▶ [TASK]:
Return each line holding the string "document".

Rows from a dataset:
........

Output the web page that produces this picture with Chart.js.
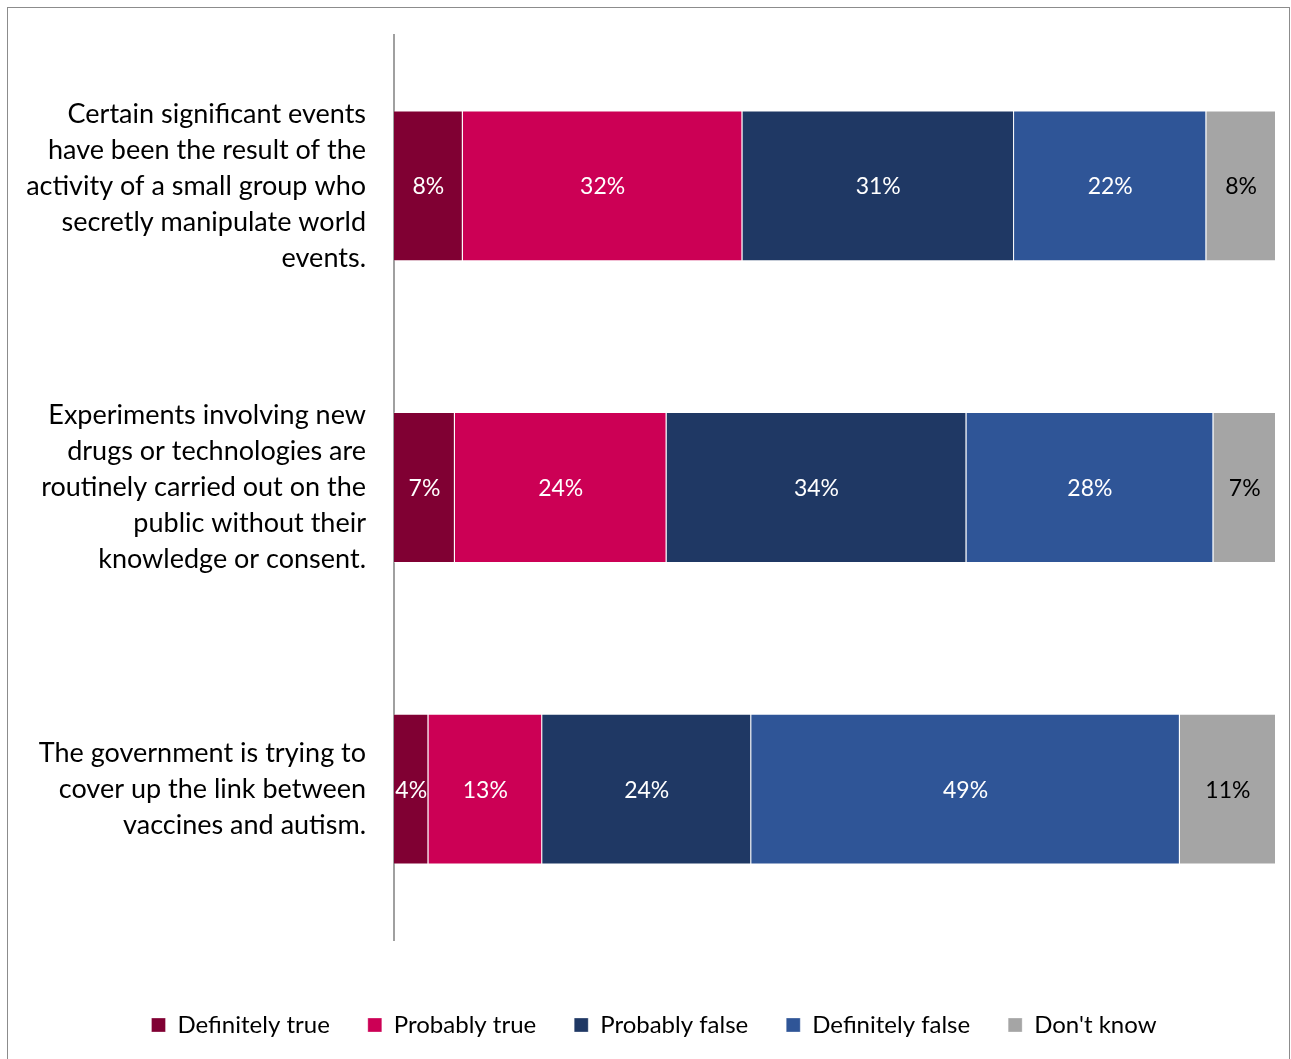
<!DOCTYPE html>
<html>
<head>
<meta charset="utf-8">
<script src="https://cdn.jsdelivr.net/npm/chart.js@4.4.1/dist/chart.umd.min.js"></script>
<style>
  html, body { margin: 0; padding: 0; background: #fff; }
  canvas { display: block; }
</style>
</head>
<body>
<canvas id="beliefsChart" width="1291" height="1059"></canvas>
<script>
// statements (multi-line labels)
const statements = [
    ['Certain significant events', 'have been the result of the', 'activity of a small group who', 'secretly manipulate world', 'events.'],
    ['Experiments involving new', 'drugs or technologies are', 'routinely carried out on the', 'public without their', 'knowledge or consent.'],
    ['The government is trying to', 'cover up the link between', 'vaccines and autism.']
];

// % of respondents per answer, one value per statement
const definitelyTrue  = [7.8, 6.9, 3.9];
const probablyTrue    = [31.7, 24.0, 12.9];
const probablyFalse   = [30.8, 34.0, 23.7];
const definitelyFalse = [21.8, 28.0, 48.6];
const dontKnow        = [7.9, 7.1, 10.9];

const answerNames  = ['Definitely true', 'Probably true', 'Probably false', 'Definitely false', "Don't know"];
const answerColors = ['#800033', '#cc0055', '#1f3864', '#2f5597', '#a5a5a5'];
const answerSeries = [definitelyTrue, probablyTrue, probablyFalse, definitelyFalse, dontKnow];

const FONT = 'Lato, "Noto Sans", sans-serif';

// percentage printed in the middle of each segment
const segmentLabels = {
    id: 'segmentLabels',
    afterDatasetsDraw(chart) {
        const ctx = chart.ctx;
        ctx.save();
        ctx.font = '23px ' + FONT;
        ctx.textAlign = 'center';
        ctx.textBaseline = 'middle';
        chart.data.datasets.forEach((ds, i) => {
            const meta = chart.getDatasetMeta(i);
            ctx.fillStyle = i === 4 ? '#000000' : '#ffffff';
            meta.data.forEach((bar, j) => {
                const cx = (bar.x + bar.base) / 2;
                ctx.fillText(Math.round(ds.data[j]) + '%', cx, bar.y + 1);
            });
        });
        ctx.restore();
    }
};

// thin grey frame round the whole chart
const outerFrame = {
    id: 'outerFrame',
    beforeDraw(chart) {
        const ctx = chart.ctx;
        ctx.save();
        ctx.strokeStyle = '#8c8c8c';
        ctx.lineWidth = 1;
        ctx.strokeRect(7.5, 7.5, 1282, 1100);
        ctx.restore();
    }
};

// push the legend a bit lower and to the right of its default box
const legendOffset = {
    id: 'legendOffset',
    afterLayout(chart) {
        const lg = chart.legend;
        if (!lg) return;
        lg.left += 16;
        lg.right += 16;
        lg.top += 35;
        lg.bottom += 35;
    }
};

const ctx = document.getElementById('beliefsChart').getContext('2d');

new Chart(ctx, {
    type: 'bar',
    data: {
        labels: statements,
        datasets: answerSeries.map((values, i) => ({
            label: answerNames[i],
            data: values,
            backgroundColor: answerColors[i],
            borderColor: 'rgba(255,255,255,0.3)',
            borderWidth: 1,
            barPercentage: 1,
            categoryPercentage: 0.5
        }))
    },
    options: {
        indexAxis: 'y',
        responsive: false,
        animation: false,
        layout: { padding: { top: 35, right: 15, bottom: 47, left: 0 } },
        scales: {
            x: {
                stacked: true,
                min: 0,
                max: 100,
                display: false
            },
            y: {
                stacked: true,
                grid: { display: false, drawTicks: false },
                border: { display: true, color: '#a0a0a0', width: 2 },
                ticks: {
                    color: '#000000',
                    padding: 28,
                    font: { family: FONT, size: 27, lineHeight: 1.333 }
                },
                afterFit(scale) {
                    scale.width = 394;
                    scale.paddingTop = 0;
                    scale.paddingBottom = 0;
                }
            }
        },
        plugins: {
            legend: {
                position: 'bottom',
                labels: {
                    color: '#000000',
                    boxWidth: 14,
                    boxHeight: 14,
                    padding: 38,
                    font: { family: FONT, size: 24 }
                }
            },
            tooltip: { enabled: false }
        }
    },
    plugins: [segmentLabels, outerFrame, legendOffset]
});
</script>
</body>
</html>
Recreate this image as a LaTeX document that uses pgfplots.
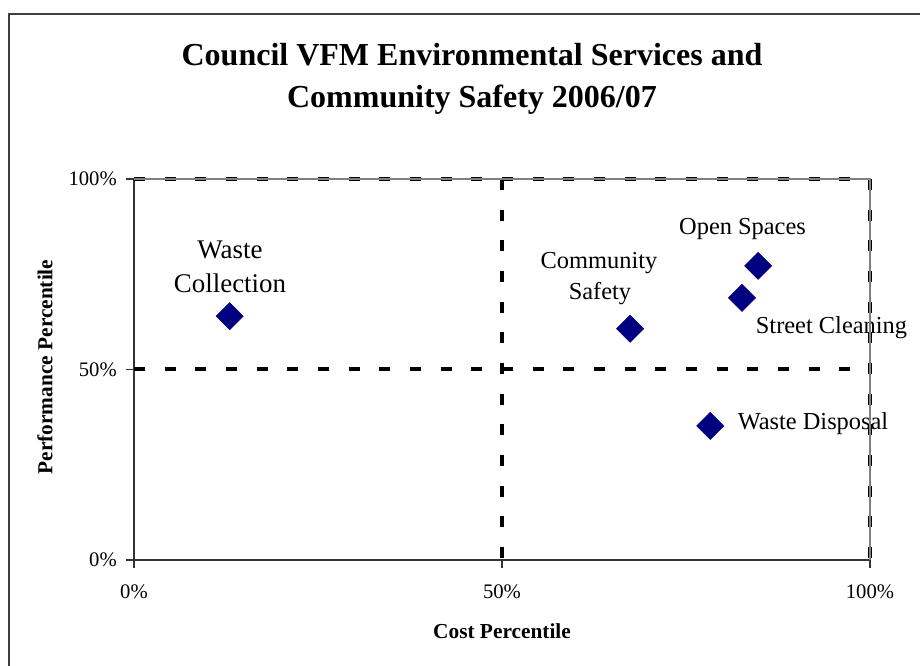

........

▶ [EXERCISE ANSWER]:
const ctx = document.getElementById('beliefsChart').getContext('2d');
Recreate this image as a LaTeX document that uses pgfplots.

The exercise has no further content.